Goal = Give the number of lines containing the word "seaborn", and nothing else.

— begin Stored records —

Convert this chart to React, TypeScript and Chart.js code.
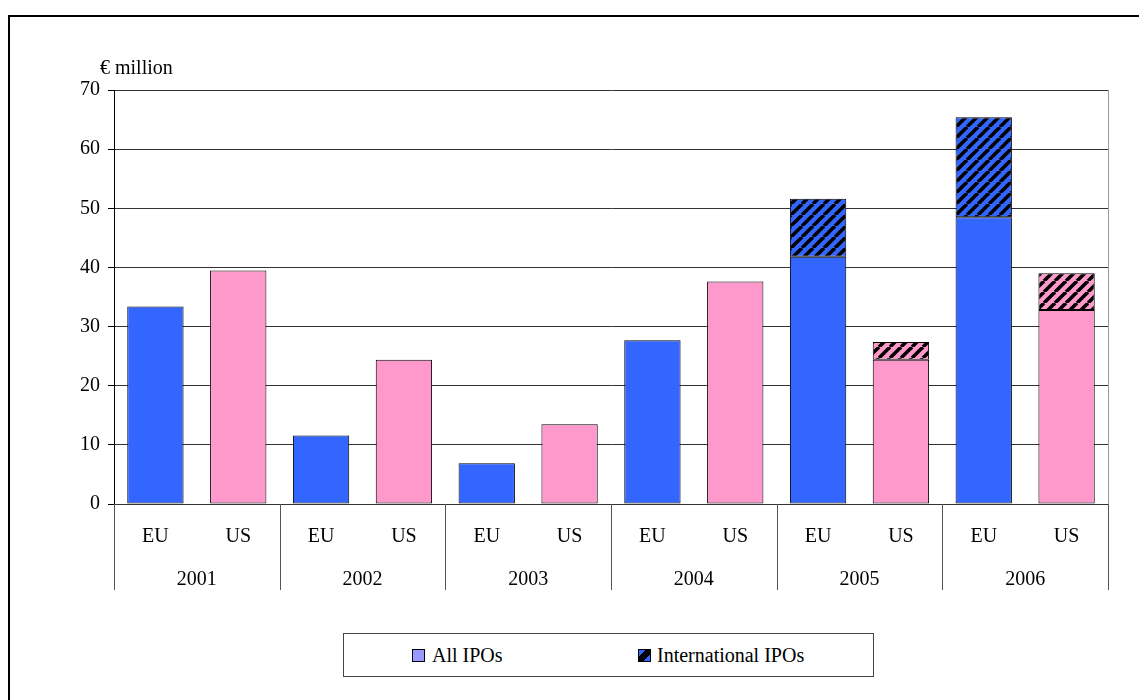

— end Stored records —
— begin Stored records —

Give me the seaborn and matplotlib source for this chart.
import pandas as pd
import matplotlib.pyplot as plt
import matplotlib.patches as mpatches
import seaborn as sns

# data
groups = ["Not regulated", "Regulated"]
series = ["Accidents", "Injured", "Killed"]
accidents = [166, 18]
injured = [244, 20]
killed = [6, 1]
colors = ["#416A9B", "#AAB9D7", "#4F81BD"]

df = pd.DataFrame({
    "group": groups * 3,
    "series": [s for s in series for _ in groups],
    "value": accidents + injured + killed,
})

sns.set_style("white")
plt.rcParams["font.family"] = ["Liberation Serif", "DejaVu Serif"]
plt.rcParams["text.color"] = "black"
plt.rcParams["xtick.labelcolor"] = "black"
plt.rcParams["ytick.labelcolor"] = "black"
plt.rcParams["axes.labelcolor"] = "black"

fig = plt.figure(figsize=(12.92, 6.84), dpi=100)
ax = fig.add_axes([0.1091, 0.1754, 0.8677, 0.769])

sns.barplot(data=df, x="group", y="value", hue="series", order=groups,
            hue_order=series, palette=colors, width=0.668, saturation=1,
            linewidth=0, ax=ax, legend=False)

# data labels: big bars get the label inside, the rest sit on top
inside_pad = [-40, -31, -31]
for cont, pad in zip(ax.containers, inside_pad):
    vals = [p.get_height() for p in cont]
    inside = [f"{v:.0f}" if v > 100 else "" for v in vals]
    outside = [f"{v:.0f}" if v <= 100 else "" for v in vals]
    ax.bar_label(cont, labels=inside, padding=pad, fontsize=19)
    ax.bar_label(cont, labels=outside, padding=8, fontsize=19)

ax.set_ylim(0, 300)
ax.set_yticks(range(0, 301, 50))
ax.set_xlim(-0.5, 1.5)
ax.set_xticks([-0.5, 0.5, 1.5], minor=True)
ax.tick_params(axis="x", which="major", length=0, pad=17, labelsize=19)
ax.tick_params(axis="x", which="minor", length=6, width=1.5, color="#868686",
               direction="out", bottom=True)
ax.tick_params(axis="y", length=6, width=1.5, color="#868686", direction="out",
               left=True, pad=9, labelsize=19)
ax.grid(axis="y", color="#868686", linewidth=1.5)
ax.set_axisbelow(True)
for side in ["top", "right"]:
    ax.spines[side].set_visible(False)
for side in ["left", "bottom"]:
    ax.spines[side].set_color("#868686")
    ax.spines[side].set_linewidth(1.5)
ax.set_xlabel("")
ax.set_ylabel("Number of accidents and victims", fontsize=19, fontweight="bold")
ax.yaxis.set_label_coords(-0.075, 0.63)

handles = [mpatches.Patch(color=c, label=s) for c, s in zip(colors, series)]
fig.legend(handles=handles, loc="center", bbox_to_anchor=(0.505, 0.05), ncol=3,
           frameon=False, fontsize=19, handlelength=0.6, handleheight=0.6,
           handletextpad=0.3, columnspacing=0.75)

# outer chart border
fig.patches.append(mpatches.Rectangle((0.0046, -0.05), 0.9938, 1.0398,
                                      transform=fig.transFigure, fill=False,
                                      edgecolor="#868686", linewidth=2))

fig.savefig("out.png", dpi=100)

— end Stored records —

Exercise response = 2